CONCORD, N.H. (AP) - New Hampshire’s highest court said Wednesday that an arbitrator went too far when he said the University of New Hampshire couldn’t fire a professor who changed student evaluations given to a lecturer.
Marco Dorfsman was an associate professor and chair of the Language, Literature and Culture Department at UNH in 2012 when he lowered the evaluations given the lecturer. The university fired him in 2013, saying the actions constituted “moral turpitude.”
Dorfsman and the UNH chapter of the American Association of University Professors grieved the termination and the arbitrator, while agreeing that the conduct met the “moral turpitude” standard, determined the university shouldn’t have fired Dorfsman.
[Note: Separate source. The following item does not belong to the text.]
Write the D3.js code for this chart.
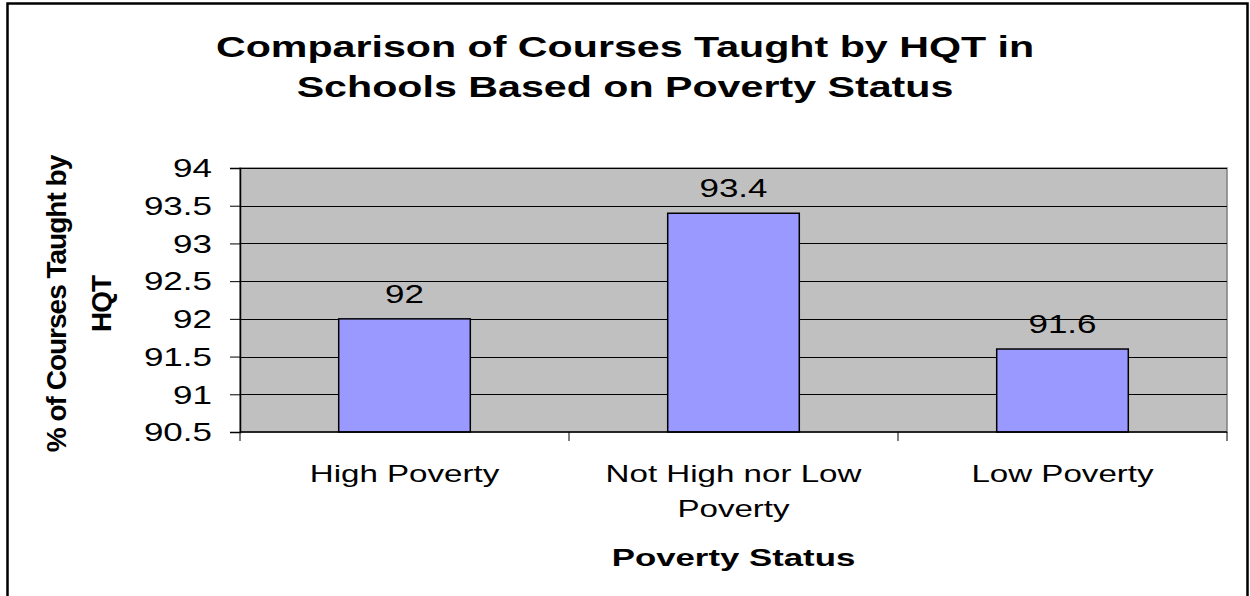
<!DOCTYPE html>
<html>
<head>
<meta charset="utf-8">
<script src="https://cdn.jsdelivr.net/npm/d3@7"></script>
<style>
body { margin: 0; background: #fff; }
text { font-family: Arial, "Liberation Sans", sans-serif; fill: #000; }
</style>
</head>
<body>
<div id="graphId"></div>
<script>
var categories = [["High Poverty"], ["Not High nor Low", "Poverty"], ["Low Poverty"]];
var values = [92, 93.4, 91.6];
var yTicks = [90.5, 91, 91.5, 92, 92.5, 93, 93.5, 94];
var titleLines = ["Comparison of Courses Taught by HQT in", "Schools Based on Poverty Status"];
var yTitleLines = ["% of Courses Taught by", "HQT"];
var xTitle = "Poverty Status";

var wt = 1250;
var ht = 596;
var margin = {
    top: 168,
    right: 23,
    bottom: 164,
    left: 240
};
var width = wt - margin.left - margin.right;
var height = ht - margin.top - margin.bottom;
// the original text is rendered wide, so stretch it horizontally
var stretch = 1.4;

var svg = d3.select("#graphId").append("svg")
    .attr("width", wt)
    .attr("height", ht);

// outer chart border
svg.append("rect")
    .attr("x", 7.5)
    .attr("y", 3.5)
    .attr("width", 1240)
    .attr("height", 596)
    .attr("fill", "#fff")
    .attr("stroke", "#000")
    .attr("stroke-width", 2.5);

var g = svg.append("g")
    .attr("transform", "translate(" + margin.left + "," + margin.top + ")");

var x = d3.scaleBand()
    .domain(d3.range(categories.length))
    .range([0, width])
    .paddingInner(0.6)
    .paddingOuter(0.3);

var xOuter = d3.scaleBand()
    .domain(d3.range(categories.length))
    .range([0, width]);

var y = d3.scaleLinear()
    .domain([90.5, 94])
    .range([height, 0]);

// plot background
g.append("rect")
    .attr("width", width)
    .attr("height", height)
    .attr("fill", "#c0c0c0")
    .attr("stroke", "#808080")
    .attr("stroke-width", 1.5);

// gridlines
g.selectAll(".grid")
    .data(yTicks.slice(1))
    .enter().append("line")
    .attr("class", "grid")
    .attr("x1", 0)
    .attr("x2", width)
    .attr("y1", function (d) { return Math.round(y(d)) + 0.5; })
    .attr("y2", function (d) { return Math.round(y(d)) + 0.5; })
    .attr("stroke", "#000")
    .attr("stroke-width", 1);

// bars
g.selectAll(".bar")
    .data(values)
    .enter().append("rect")
    .attr("class", "bar")
    .attr("x", function (d, i) { return x(i); })
    .attr("width", x.bandwidth())
    .attr("y", function (d) { return y(d); })
    .attr("height", function (d) { return height - y(d); })
    .attr("fill", "#9999ff")
    .attr("stroke", "#000")
    .attr("stroke-width", 1.5);

// value labels
g.selectAll(".val")
    .data(values)
    .enter().append("text")
    .attr("class", "val")
    .attr("transform", function (d, i) {
        return "translate(" + (x(i) + x.bandwidth() / 2) + "," + (y(d) - 16) + ") scale(" + stretch + ",1)";
    })
    .attr("text-anchor", "middle")
    .style("font-size", "25px")
    .text(function (d) { return d; });

// y axis
var yAxis = g.append("g")
    .attr("class", "axis axis--y")
    .call(d3.axisLeft(y).tickValues(yTicks).tickSize(10).tickFormat(""));
yAxis.select(".domain").attr("stroke", "#000").attr("stroke-width", 1.5);
yAxis.selectAll(".tick line").attr("stroke", "#000");
yAxis.selectAll(".tick").append("text")
    .attr("transform", "translate(-28,0) scale(" + stretch + ",1)")
    .attr("x", 0)
    .attr("dy", "0.35em")
    .attr("text-anchor", "end")
    .style("font-size", "25px")
    .text(function (d) { return d; });

// x axis
var xAxis = g.append("g")
    .attr("class", "axis axis--x")
    .attr("transform", "translate(0," + height + ")");
xAxis.append("line")
    .attr("x1", 0).attr("x2", width)
    .attr("stroke", "#000").attr("stroke-width", 1.5);
xAxis.selectAll(".xtick")
    .data(d3.range(categories.length + 1))
    .enter().append("line")
    .attr("class", "xtick")
    .attr("x1", function (d) { return d < categories.length ? xOuter(d) : width; })
    .attr("x2", function (d) { return d < categories.length ? xOuter(d) : width; })
    .attr("y1", 0)
    .attr("y2", 9)
    .attr("stroke", "#000");

var catLabel = xAxis.selectAll(".cat")
    .data(categories)
    .enter().append("text")
    .attr("class", "cat")
    .attr("text-anchor", "middle")
    .style("font-size", "24px")
    .attr("transform", function (d, i) {
        return "translate(" + (xOuter(i) + xOuter.bandwidth() / 2) + ",50) scale(1.38,1)";
    });
catLabel.selectAll("tspan")
    .data(function (d) { return d; })
    .enter().append("tspan")
    .attr("x", 0)
    .attr("y", function (d, i) { return i * 35; })
    .text(function (d) { return d; });

// x title
svg.append("text")
    .attr("transform", "translate(" + (margin.left + width / 2) + ",566) scale(1.45,1)")
    .attr("text-anchor", "middle")
    .style("font-size", "24px")
    .style("font-weight", "bold")
    .text(xTitle);

// y title
var yTitle = svg.append("text")
    .attr("transform", "translate(0," + (margin.top + height / 2 + 4) + ") rotate(-90)")
    .attr("text-anchor", "middle")
    .style("font-size", "28px")
    .style("font-weight", "bold");
yTitle.selectAll("tspan")
    .data(yTitleLines)
    .enter().append("tspan")
    .attr("x", 0)
    .attr("y", function (d, i) { return 66 + i * 45; })
    .attr("letter-spacing", "-1px")
    .text(function (d) { return d; });

// chart title
var title = svg.append("text")
    .attr("transform", "translate(625,0) scale(1.42,1)")
    .attr("text-anchor", "middle")
    .style("font-size", "29px")
    .style("font-weight", "bold");
title.selectAll("tspan")
    .data(titleLines)
    .enter().append("tspan")
    .attr("x", 0)
    .attr("y", function (d, i) { return 57 + i * 40; })
    .text(function (d) { return d; });
</script>
</body>
</html>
A lower court ruled the arbitrator exceeded his authority and the university was within its authority to fire Dorfsman and the Supreme Court upheld the firing in an opinion released Wednesday.
The Supreme Court noted that the union’s collective bargaining agreement said if charges involving moral turpitude are sustained, the union member can be terminated immediately.
“The arbitrator may not rewrite the labor contract,” the court wrote.
Dorfsman’s lawyer immediately returned calls seeking comment. A number listed in his name in Little Rock, Arkansas, was out of service.
A spokeswoman for UNH said the university was pleased with the court’s ruling.
“We believed from day one that the university was well within its authority to dismiss him,” said Erika Mantz.